Si Athènes avait su discerner toute l’étendue des dangers extérieurs et intérieurs et réunir ses forces et celles de ses alliées pour repousser à temps les attaques de son mortel ennemi, si, au lieu de chercher dans l’appui de l’étranger le salut qu’elle ne devait demander qu’à elle-même, elle avait sérieusement travaillé à guérir ses blessures, si, au lieu de poursuivre dans des agitations stériles des changemens qui ne faisaient que substituer des abus à des abus, elle avait opéré de réelles réformes, le triomphe de Philippe n’eût été que passager, la défaite de Chéronée n’aurait été qu’une épreuve, et même après Alexandre elle- eût compté des siècles de prospérité et de grandeur.
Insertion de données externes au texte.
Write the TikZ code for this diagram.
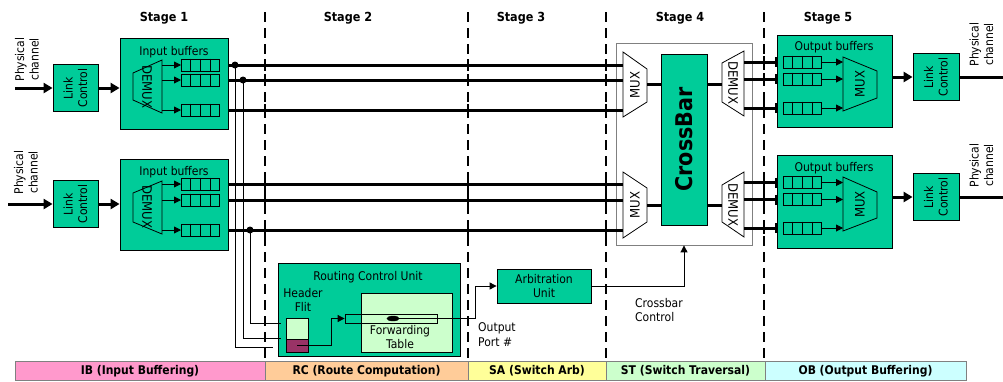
\documentclass[tikz,border=0pt]{standalone}
\usepackage{fontspec}
\setmainfont{DejaVu Sans}[FakeStretch=0.9]
\usetikzlibrary{arrows.meta,calc,shapes.geometric}
\definecolor{boxgreen}{RGB}{0,204,153}
\definecolor{lightgreen}{RGB}{204,255,204}
\definecolor{flitpurple}{RGB}{153,51,102}
\definecolor{ibpink}{RGB}{255,153,204}
\definecolor{rcorange}{RGB}{255,204,153}
\definecolor{sayellow}{RGB}{255,255,153}
\definecolor{stgreen}{RGB}{204,255,204}
\definecolor{obcyan}{RGB}{204,255,255}
\newcommand\bufqueue[3]{% name, left x, centre y
  \node[qbox,anchor=west] (#1) at (#2,#3) {};
  \foreach \f in {0.25,0.5,0.75}
    \draw[qline] ($(#1.north west)!\f!(#1.north east)$) -- ($(#1.south west)!\f!(#1.south east)$);
}
\begin{document}
\begin{tikzpicture}[x=1pt,y=-1pt,
  lbl/.style={font=\fontsize{12}{14.5}\selectfont, inner sep=0pt, align=center},
  muxlbl/.style={font=\fontsize{13}{15}\selectfont, inner sep=0pt},
  stagelbl/.style={font=\bfseries\fontsize{12.5}{15}\selectfont, inner sep=0pt},
  gbox/.style={draw=black, line width=0.8pt, fill=boxgreen, inner sep=0pt},
  qbox/.style={draw=black, line width=0.8pt, fill=boxgreen, minimum width=38pt, minimum height=12pt, inner sep=0pt},
  qline/.style={line width=0.8pt},
  bus/.style={line width=3pt},
  wire/.style={line width=0.9pt},
  smalltip/.style={-{Triangle[length=7pt,width=7pt]}},
  bigtip/.style={-{Triangle[length=9pt,width=10pt]}},
  bartip/.style={-{Bar[width=10pt,line width=2pt]}},
  stagedash/.style={line width=2.5pt, dash pattern=on 10pt off 6pt},
  crosstick/.style={line width=2.5pt},
  trap/.style={draw=black, line width=0.8pt},
  barbox/.style={draw=gray, line width=0.6pt, minimum height=19.5pt, inner sep=0pt, font=\bfseries\fontsize{12}{14}\selectfont},
]
\useasboundingbox (0,0) rectangle (1003,381);

% stage labels
\node[stagelbl] (s1) at (164,18) {Stage 1};
\node[stagelbl] (s2) at (348,18) {Stage 2};
\node[stagelbl] (s3) at (521,18) {Stage 3};
\node[stagelbl] (s4) at (680,18) {Stage 4};
\node[stagelbl] (s5) at (828,18) {Stage 5};

% stage separators
\foreach \x in {265,468,606,764}
  \draw[stagedash] (\x,12) -- (\x,360);

% ---------- input port 1 ----------
\node[lbl, rotate=90] (pc1t) at (27,59.5) {Physical\\channel};
\node[gbox, minimum width=45pt, minimum height=47pt] (lc1) at (75.5,88) {};
\node[lbl, rotate=90] at (lc1.center) {Link\\Control};
\node[gbox, minimum width=108pt, minimum height=91pt] (ib1) at (174,83.5) {};
\node[lbl] (ib1t) at (174,52) {Input buffers};
\draw[trap] (133,73) -- (162,60) -- (162,113) -- (133,100) -- cycle;
\node[muxlbl, rotate=-90] (dm1t) at (147,87) {DEMUX};
\coordinate (dmR) at (162,0);
\bufqueue{q11}{181}{65}
\bufqueue{q12}{181}{80}
\bufqueue{q13}{181}{110}
\foreach \q in {q11,q12,q13}
  \draw[wire,smalltip] (\q.west -| dmR) -- (\q.west);
\coordinate (pc1) at (15,88);
\draw[bus,bigtip] (pc1) -- (lc1.west);
\draw[bus,bigtip] (lc1.east) -- (lc1.east -| ib1.west);

% ---------- input port 2 ----------
\node[lbl, rotate=90] (pc2t) at (26,172.5) {Physical\\channel};
\node[gbox, minimum width=45pt, minimum height=47pt] (lc2) at (75.5,204) {};
\node[lbl, rotate=90] at (lc2.center) {Link\\Control};
\node[gbox, minimum width=108pt, minimum height=91pt] (ib2) at (174,204.5) {};
\node[lbl] (ib2t) at (174,172) {Input buffers};
\draw[trap] (133,193) -- (162,181) -- (162,234) -- (133,222) -- cycle;
\node[muxlbl, rotate=-90] (dm2t) at (147,207) {DEMUX};
\bufqueue{q21}{181}{184}
\bufqueue{q22}{181}{200}
\bufqueue{q23}{181}{230}
\foreach \q in {q21,q22,q23}
  \draw[wire,smalltip] (\q.west -| dmR) -- (\q.west);
\coordinate (pc2) at (8,204);
\draw[bus,bigtip] (pc2) -- (lc2.west);
\draw[bus,bigtip] (lc2.east) -- (lc2.east -| ib2.west);

% ---------- crossbar ----------
\node[draw=gray, line width=0.8pt, fill=white, minimum width=136pt, minimum height=202pt, inner sep=0pt] (xbox) at (684,144) {};
\node[gbox, minimum width=46pt, minimum height=171pt] (xbar) at (684,139.5) {};
\node[rotate=90, font=\bfseries\fontsize{23}{26}\selectfont, inner sep=0pt] at (xbar.center) {CrossBar};
\draw[trap, fill=white] (623,52) -- (647,69) -- (647,102) -- (623,117) -- cycle;
\node[muxlbl, rotate=90] (mx1t) at (635,85) {MUX};
\draw[trap, fill=white] (623,172) -- (647,188) -- (647,222) -- (623,238) -- cycle;
\node[muxlbl, rotate=90] (mx2t) at (635,205) {MUX};
\draw[trap, fill=white] (722,63) -- (744,51) -- (744,116) -- (722,102) -- cycle;
\node[muxlbl, rotate=-90] (dx1t) at (733,83) {DEMUX};
\draw[trap, fill=white] (722,185) -- (744,172) -- (744,237) -- (722,222) -- cycle;
\node[muxlbl, rotate=-90] (dx2t) at (733,205) {DEMUX};
\coordinate (mxL) at (623,0);
\coordinate (mxR1) at (647,84);
\coordinate (mxR2) at (647,205);
\coordinate (dxL1) at (722,84);
\coordinate (dxL2) at (722,205);
\coordinate (dxR) at (744,0);
\draw[bus] (mxR1) -- (mxR1 -| xbar.west);
\draw[bus] (mxR2) -- (mxR2 -| xbar.west);
\draw[bus] (dxL1 -| xbar.east) -- (dxL1);
\draw[bus] (dxL2 -| xbar.east) -- (dxL2);

% input buffer -> crossbar buses
\foreach \q/\b in {q11/ib1,q12/ib1,q13/ib1,q21/ib2,q22/ib2,q23/ib2}
  \draw[bus] (\q.east -| \b.east) -- (\q.east -| mxL);
\foreach \y in {65,80,110,184,200,230}
  \foreach \x in {265,468,606}
    \draw[crosstick] (\x,\y-6) -- (\x,\y+6);

% ---------- output port 1 ----------
\node[gbox, minimum width=115pt, minimum height=92pt] (ob1) at (834.5,81) {};
\node[lbl] (ob1t) at (834,47) {Output buffers};
\bufqueue{o11}{783}{62}
\bufqueue{o12}{783}{79}
\bufqueue{o13}{783}{108}
\draw[trap] (843,57) -- (877,71) -- (877,98) -- (843,111) -- cycle;
\node[muxlbl, rotate=90] (om1t) at (860,84) {MUX};
\coordinate (omL) at (843,0);
\foreach \q in {o11,o12,o13}
  \draw[wire,smalltip] (\q.east) -- (\q.east -| omL);
\node[gbox, minimum width=46pt, minimum height=47pt] (lc3) at (936,77) {};
\node[lbl, rotate=90] at (lc3.center) {Link\\Control};
\draw[bus,bigtip] (ob1.east |- lc3.west) -- (lc3.west);
\coordinate (pc3) at (1003,77);
\draw[bus] (lc3.east) -- (pc3);
\node[lbl, rotate=90] (pc3t) at (981.5,44.5) {Physical\\channel};

% ---------- output port 2 ----------
\node[gbox, minimum width=115pt, minimum height=93pt] (ob2) at (834.5,201.5) {};
\node[lbl] (ob2t) at (834,168) {Output buffers};
\bufqueue{o21}{783}{182.5}
\bufqueue{o22}{783}{199.5}
\bufqueue{o23}{783}{228}
\draw[trap] (843,177) -- (877,192) -- (877,218) -- (843,231) -- cycle;
\node[muxlbl, rotate=90] (om2t) at (860,204.5) {MUX};
\foreach \q in {o21,o22,o23}
  \draw[wire,smalltip] (\q.east) -- (\q.east -| omL);
\node[gbox, minimum width=46pt, minimum height=47pt] (lc4) at (936,197) {};
\node[lbl, rotate=90] at (lc4.center) {Link\\Control};
\draw[bus,bigtip] (ob2.east |- lc4.west) -- (lc4.west);
\coordinate (pc4) at (1003,197);
\draw[bus] (lc4.east) -- (pc4);
\node[lbl, rotate=90] (pc4t) at (981.5,165.5) {Physical\\channel};

% crossbar -> output buffer buses
\foreach \q/\b in {o11/ob1,o12/ob1,o13/ob1,o21/ob2,o22/ob2,o23/ob2}
  \draw[bus,bartip] (\q.west -| dxR) -- (\q.west -| \b.west);
\foreach \y in {62,79,108,182.5,199.5,228}
  \draw[crosstick] (764,\y-6) -- (764,\y+6);

% ---------- routing control unit ----------
\node[gbox, minimum width=182pt, minimum height=93pt] (rcu) at (369,309.5) {};
\node[lbl] (rcut) at (368,277) {Routing Control Unit};
\node[lbl] (hft) at (303,300) {Header\\Flit};
\node[draw=black, line width=0.8pt, fill=lightgreen, minimum width=91pt, minimum height=59pt, inner sep=0pt] (ft) at (406.5,322.5) {};
\node[lbl] (ftt) at (400,337) {Forwarding\\Table};
\node[draw=black, line width=0.8pt, fill=lightgreen, minimum width=22pt, minimum height=21pt, inner sep=0pt] (hf) at (297,328.5) {};
\node[draw=black, line width=0.8pt, fill=flitpurple, minimum width=22pt, minimum height=13pt, inner sep=0pt] (hfp) at (297,345.5) {};
\node[draw=black, line width=0.8pt, minimum width=92pt, minimum height=9pt, inner sep=0pt] (fr) at (391,318.5) {};
\node[draw=black, fill=black, ellipse, minimum width=12pt, minimum height=5pt, inner sep=0pt] (el) at (393,318.5) {};
\coordinate (hfbend) at (331,345.5);
\draw[wire,smalltip] (hfp.center) -- (hfbend) |- (fr.west);

% header taps
\coordinate (dot1) at (235,65);
\coordinate (dot2) at (243,80);
\coordinate (dot3) at (250,230);
\coordinate (w1) at (273,347);
\coordinate (w2) at (281,338);
\coordinate (w3) at (281,323);
\draw[wire] (dot1) |- (w1);
\draw[wire] (dot2) |- (w2);
\draw[wire] (dot3) |- (w3);
\foreach \d in {dot1,dot2,dot3}
  \fill (\d) circle (3.5pt);

% ---------- arbitration ----------
\node[gbox, lbl, minimum width=94pt, minimum height=34pt] (arb) at (544,286) {Arbitration\\Unit};
\coordinate (opbend) at (475,318.5);
\draw[wire,smalltip] (el.center) -- (opbend) |- (arb.west);
\draw[wire,smalltip] (arb.east) -| (xbox.south);
\node[lbl, align=left, anchor=west] (opt) at (478,334.5) {Output\\Port \#};
\node[lbl, align=left, anchor=west] (xct) at (635,310) {Crossbar\\Control};

% ---------- pipeline bar ----------
\node[barbox, fill=ibpink, minimum width=250pt] (bib) at (140,370.75) {IB (Input Buffering)};
\node[barbox, fill=rcorange, minimum width=203pt] (brc) at (366.5,370.75) {RC (Route Computation)};
\node[barbox, fill=sayellow, minimum width=138pt] (bsa) at (537,370.75) {SA (Switch Arb)};
\node[barbox, fill=stgreen, minimum width=159pt] (bst) at (685.5,370.75) {ST (Switch Traversal)};
\node[barbox, fill=obcyan, minimum width=201pt] (bob) at (865.5,370.75) {OB (Output Buffering)};
\end{tikzpicture}
\end{document}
Voilà ce que nous dit la philosophie de l’histoire. Profitons de ses enseignemens. Nous avons longtemps agi comme les Athéniens ; mais les époques ne se correspondent jamais dans tout leur développement, toutes leurs formes. Si dans le tableau du passé et dans celui du présent on aperçoit des lignes, des figures, des parties entières qui semblent calquées les unes sur les autres, les coïncidences ne sauraient se continuer partout et toujours ; la courbe des faits anciens et celle des faits nouveaux, après s’être confondues pour un certain nombre de points, finissent par diverger et s’étendre en des régions opposées. Une fatalité ne nous condamne donc pas aux destinées dernières d’Athènes ; mais celles-ci doivent nous éclairer et nous rendre attentifs. Ce péril auquel Athènes a succombé, certes il faut nous en garantir. Tenons les yeux constamment fixés sur cette moderne Macédoine qu’on appelle la Prusse, et sachons nous convaincre que nous ne pourrons efficacement repousser son agression qu’en faisant preuve d’une moralité et d’une sagesse, d’un esprit de concorde, de détachement et de discipline, qui manquaient aux Athéniens du IVe siècle avant notre ère, et dont l’absence amena leur décadence politique.


ALFRED MAURY.

  1. « Qu’on jette les jeux sur Athènes tout entière : il y a presque autant d’argent dans cette seule ville que dans toutes celles de la Grèce prises ensemble. » Démosthène, Harangue sur les symmories.